Reproduce the listing below character for character; drop every image.

--------------------------------------------------

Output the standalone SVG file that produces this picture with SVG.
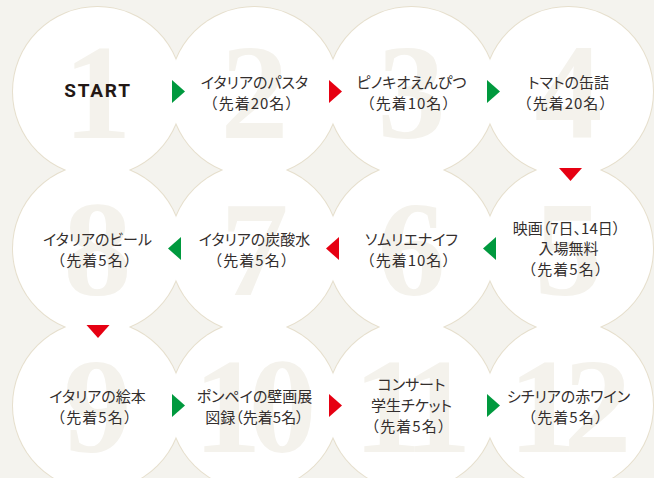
<svg xmlns="http://www.w3.org/2000/svg" width="654" height="478" viewBox="0 0 654 478">
  <style>
    .ring { fill: none; stroke: #e6dfcd; stroke-width: 2; }
    .disc { fill: #ffffff; }
    .num { font-family: "Liberation Serif", "DejaVu Serif", serif; font-weight: bold; font-size: 136px; fill: #f4f2ec; text-anchor: middle; }
    .t { font-family: "Noto Sans CJK JP", "Noto Sans", sans-serif; font-size: 15px; fill: #332e2d; text-anchor: middle; font-feature-settings: "palt"; }
    .p { font-family: "Noto Sans CJK JP", "Noto Sans", sans-serif; font-size: 15px; fill: #332e2d; text-anchor: middle; letter-spacing: 1px; }
    .start { font-family: Roboto, "Liberation Sans", sans-serif; font-weight: bold; font-size: 19px; letter-spacing: 1.8px; fill: #231815; text-anchor: middle; }
    .g { fill: #00993e; }
    .r { fill: #e60012; }
  </style>
  <defs>
    <path id="ar" d="M0,-11.5 L13,0 L0,11.5 Z"/>
    <path id="al" d="M0,0 L13,-11.5 L13,11.5 Z"/>
    <path id="ad" d="M-11.5,0 L11.5,0 L0,13 Z"/>
  </defs>
  <rect x="0" y="0" width="654" height="478" fill="#f4f3ee"/>

  <g id="outlines">
    <circle class="ring" cx="97.5" cy="91.5" r="84.5"/>
    <circle class="ring" cx="254.5" cy="91.5" r="84.5"/>
    <circle class="ring" cx="411.5" cy="91.5" r="84.5"/>
    <circle class="ring" cx="568.5" cy="91.5" r="84.5"/>
    <circle class="ring" cx="97.5" cy="248.5" r="84.5"/>
    <circle class="ring" cx="254.5" cy="248.5" r="84.5"/>
    <circle class="ring" cx="411.5" cy="248.5" r="84.5"/>
    <circle class="ring" cx="568.5" cy="248.5" r="84.5"/>
    <circle class="ring" cx="97.5" cy="405.5" r="84.5"/>
    <circle class="ring" cx="254.5" cy="405.5" r="84.5"/>
    <circle class="ring" cx="411.5" cy="405.5" r="84.5"/>
    <circle class="ring" cx="568.5" cy="405.5" r="84.5"/>
  </g>

  <g id="node1">
    <circle class="disc" cx="97.5" cy="91.5" r="84.5"/>
    <text class="num" x="97.5" y="137.5">1</text>
    <text class="start" x="98" y="97">START</text>
  </g>
  <g id="node2">
    <circle class="disc" cx="254.5" cy="91.5" r="84.5"/>
    <text class="num" x="254.5" y="137.5">2</text>
    <text class="t" x="254.5" y="88">イタリアのパスタ</text>
    <text class="p" x="252" y="108.5">（先着20名）</text>
  </g>
  <g id="node3">
    <circle class="disc" cx="411.5" cy="91.5" r="84.5"/>
    <text class="num" x="411.5" y="137.5">3</text>
    <text class="t" x="411.5" y="88">ピノキオえんぴつ</text>
    <text class="p" x="409" y="108.5">（先着10名）</text>
  </g>
  <g id="node4">
    <circle class="disc" cx="568.5" cy="91.5" r="84.5"/>
    <text class="num" x="568.5" y="137.5">4</text>
    <text class="t" x="568.5" y="88">トマトの缶詰</text>
    <text class="p" x="566" y="108.5">（先着20名）</text>
  </g>
  <g id="node5">
    <circle class="disc" cx="568.5" cy="248.5" r="84.5"/>
    <text class="num" x="568.5" y="294.5">5</text>
    <text class="t" x="566.5" y="233.5">映画（7日、14日）</text>
    <text class="t" x="568.5" y="254">入場無料</text>
    <text class="p" x="566" y="274.5">（先着5名）</text>
  </g>
  <g id="node6">
    <circle class="disc" cx="411.5" cy="248.5" r="84.5"/>
    <text class="num" x="411.5" y="294.5">6</text>
    <text class="t" x="411.5" y="244.5">ソムリエナイフ</text>
    <text class="p" x="409" y="265.5">（先着10名）</text>
  </g>
  <g id="node7">
    <circle class="disc" cx="254.5" cy="248.5" r="84.5"/>
    <text class="num" x="254.5" y="294.5">7</text>
    <text class="t" x="254.5" y="244.5">イタリアの炭酸水</text>
    <text class="p" x="252" y="265.5">（先着5名）</text>
  </g>
  <g id="node8">
    <circle class="disc" cx="97.5" cy="248.5" r="84.5"/>
    <text class="num" x="97.5" y="294.5">8</text>
    <text class="t" x="97.5" y="244.5">イタリアのビール</text>
    <text class="p" x="95" y="265.5">（先着5名）</text>
  </g>
  <g id="node9">
    <circle class="disc" cx="97.5" cy="405.5" r="84.5"/>
    <text class="num" x="97.5" y="451.5">9</text>
    <text class="t" x="97.5" y="402">イタリアの絵本</text>
    <text class="p" x="95" y="422.5">（先着5名）</text>
  </g>
  <g id="node10">
    <circle class="disc" cx="254.5" cy="405.5" r="84.5"/>
    <text class="num" x="227.5 282.5" y="451.5">10</text>
    <text class="t" x="254.5" y="402">ポンペイの壁画展</text>
    <text class="t" x="254.5" y="422.5">図録（先着5名）</text>
  </g>
  <g id="node11">
    <circle class="disc" cx="411.5" cy="405.5" r="84.5"/>
    <text class="num" x="387.5 437.5" y="451.5">11</text>
    <text class="t" x="411.5" y="389.5">コンサート</text>
    <text class="t" x="411.5" y="410.5">学生チケット</text>
    <text class="p" x="409" y="432">（先着5名）</text>
  </g>
  <g id="node12">
    <circle class="disc" cx="568.5" cy="405.5" r="84.5"/>
    <text class="num" x="542.5 597.5" y="451.5">12</text>
    <text class="t" x="568.5" y="402">シチリアの赤ワイン</text>
    <text class="p" x="566" y="422.5">（先着5名）</text>
  </g>

  <g id="connectors">
    <use href="#ar" class="g" x="172" y="91.5"/>
    <use href="#ar" class="r" x="329" y="91.5"/>
    <use href="#ar" class="g" x="487" y="91.5"/>
    <use href="#ad" class="r" x="570.5" y="168"/>
    <use href="#al" class="g" x="483" y="248.5"/>
    <use href="#al" class="r" x="326" y="248.5"/>
    <use href="#al" class="g" x="168" y="248.5"/>
    <use href="#ad" class="r" x="98" y="325"/>
    <use href="#ar" class="g" x="172" y="405.5"/>
    <use href="#ar" class="r" x="329" y="405.5"/>
    <use href="#ar" class="g" x="487" y="405.5"/>
  </g>
</svg>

--------------------------------------------------

→ **Answer in full**:
Output the standalone SVG file that produces this picture with SVG.
<svg xmlns="http://www.w3.org/2000/svg" width="654" height="478" viewBox="0 0 654 478">
  <style>
    .ring { fill: none; stroke: #e6dfcd; stroke-width: 2; }
    .disc { fill: #ffffff; }
    .num { font-family: "Liberation Serif", "DejaVu Serif", serif; font-weight: bold; font-size: 136px; fill: #f4f2ec; text-anchor: middle; }
    .t { font-family: "Noto Sans CJK JP", "Noto Sans", sans-serif; font-size: 15px; fill: #332e2d; text-anchor: middle; font-feature-settings: "palt"; }
    .p { font-family: "Noto Sans CJK JP", "Noto Sans", sans-serif; font-size: 15px; fill: #332e2d; text-anchor: middle; letter-spacing: 1px; }
    .start { font-family: Roboto, "Liberation Sans", sans-serif; font-weight: bold; font-size: 19px; letter-spacing: 1.8px; fill: #231815; text-anchor: middle; }
    .g { fill: #00993e; }
    .r { fill: #e60012; }
  </style>
  <defs>
    <path id="ar" d="M0,-11.5 L13,0 L0,11.5 Z"/>
    <path id="al" d="M0,0 L13,-11.5 L13,11.5 Z"/>
    <path id="ad" d="M-11.5,0 L11.5,0 L0,13 Z"/>
  </defs>
  <rect x="0" y="0" width="654" height="478" fill="#f4f3ee"/>

  <g id="outlines">
    <circle class="ring" cx="97.5" cy="91.5" r="84.5"/>
    <circle class="ring" cx="254.5" cy="91.5" r="84.5"/>
    <circle class="ring" cx="411.5" cy="91.5" r="84.5"/>
    <circle class="ring" cx="568.5" cy="91.5" r="84.5"/>
    <circle class="ring" cx="97.5" cy="248.5" r="84.5"/>
    <circle class="ring" cx="254.5" cy="248.5" r="84.5"/>
    <circle class="ring" cx="411.5" cy="248.5" r="84.5"/>
    <circle class="ring" cx="568.5" cy="248.5" r="84.5"/>
    <circle class="ring" cx="97.5" cy="405.5" r="84.5"/>
    <circle class="ring" cx="254.5" cy="405.5" r="84.5"/>
    <circle class="ring" cx="411.5" cy="405.5" r="84.5"/>
    <circle class="ring" cx="568.5" cy="405.5" r="84.5"/>
  </g>

  <g id="node1">
    <circle class="disc" cx="97.5" cy="91.5" r="84.5"/>
    <text class="num" x="97.5" y="137.5">1</text>
    <text class="start" x="98" y="97">START</text>
  </g>
  <g id="node2">
    <circle class="disc" cx="254.5" cy="91.5" r="84.5"/>
    <text class="num" x="254.5" y="137.5">2</text>
    <text class="t" x="254.5" y="88">イタリアのパスタ</text>
    <text class="p" x="252" y="108.5">（先着20名）</text>
  </g>
  <g id="node3">
    <circle class="disc" cx="411.5" cy="91.5" r="84.5"/>
    <text class="num" x="411.5" y="137.5">3</text>
    <text class="t" x="411.5" y="88">ピノキオえんぴつ</text>
    <text class="p" x="409" y="108.5">（先着10名）</text>
  </g>
  <g id="node4">
    <circle class="disc" cx="568.5" cy="91.5" r="84.5"/>
    <text class="num" x="568.5" y="137.5">4</text>
    <text class="t" x="568.5" y="88">トマトの缶詰</text>
    <text class="p" x="566" y="108.5">（先着20名）</text>
  </g>
  <g id="node5">
    <circle class="disc" cx="568.5" cy="248.5" r="84.5"/>
    <text class="num" x="568.5" y="294.5">5</text>
    <text class="t" x="566.5" y="233.5">映画（7日、14日）</text>
    <text class="t" x="568.5" y="254">入場無料</text>
    <text class="p" x="566" y="274.5">（先着5名）</text>
  </g>
  <g id="node6">
    <circle class="disc" cx="411.5" cy="248.5" r="84.5"/>
    <text class="num" x="411.5" y="294.5">6</text>
    <text class="t" x="411.5" y="244.5">ソムリエナイフ</text>
    <text class="p" x="409" y="265.5">（先着10名）</text>
  </g>
  <g id="node7">
    <circle class="disc" cx="254.5" cy="248.5" r="84.5"/>
    <text class="num" x="254.5" y="294.5">7</text>
    <text class="t" x="254.5" y="244.5">イタリアの炭酸水</text>
    <text class="p" x="252" y="265.5">（先着5名）</text>
  </g>
  <g id="node8">
    <circle class="disc" cx="97.5" cy="248.5" r="84.5"/>
    <text class="num" x="97.5" y="294.5">8</text>
    <text class="t" x="97.5" y="244.5">イタリアのビール</text>
    <text class="p" x="95" y="265.5">（先着5名）</text>
  </g>
  <g id="node9">
    <circle class="disc" cx="97.5" cy="405.5" r="84.5"/>
    <text class="num" x="97.5" y="451.5">9</text>
    <text class="t" x="97.5" y="402">イタリアの絵本</text>
    <text class="p" x="95" y="422.5">（先着5名）</text>
  </g>
  <g id="node10">
    <circle class="disc" cx="254.5" cy="405.5" r="84.5"/>
    <text class="num" x="227.5 282.5" y="451.5">10</text>
    <text class="t" x="254.5" y="402">ポンペイの壁画展</text>
    <text class="t" x="254.5" y="422.5">図録（先着5名）</text>
  </g>
  <g id="node11">
    <circle class="disc" cx="411.5" cy="405.5" r="84.5"/>
    <text class="num" x="387.5 437.5" y="451.5">11</text>
    <text class="t" x="411.5" y="389.5">コンサート</text>
    <text class="t" x="411.5" y="410.5">学生チケット</text>
    <text class="p" x="409" y="432">（先着5名）</text>
  </g>
  <g id="node12">
    <circle class="disc" cx="568.5" cy="405.5" r="84.5"/>
    <text class="num" x="542.5 597.5" y="451.5">12</text>
    <text class="t" x="568.5" y="402">シチリアの赤ワイン</text>
    <text class="p" x="566" y="422.5">（先着5名）</text>
  </g>

  <g id="connectors">
    <use href="#ar" class="g" x="172" y="91.5"/>
    <use href="#ar" class="r" x="329" y="91.5"/>
    <use href="#ar" class="g" x="487" y="91.5"/>
    <use href="#ad" class="r" x="570.5" y="168"/>
    <use href="#al" class="g" x="483" y="248.5"/>
    <use href="#al" class="r" x="326" y="248.5"/>
    <use href="#al" class="g" x="168" y="248.5"/>
    <use href="#ad" class="r" x="98" y="325"/>
    <use href="#ar" class="g" x="172" y="405.5"/>
    <use href="#ar" class="r" x="329" y="405.5"/>
    <use href="#ar" class="g" x="487" y="405.5"/>
  </g>
</svg>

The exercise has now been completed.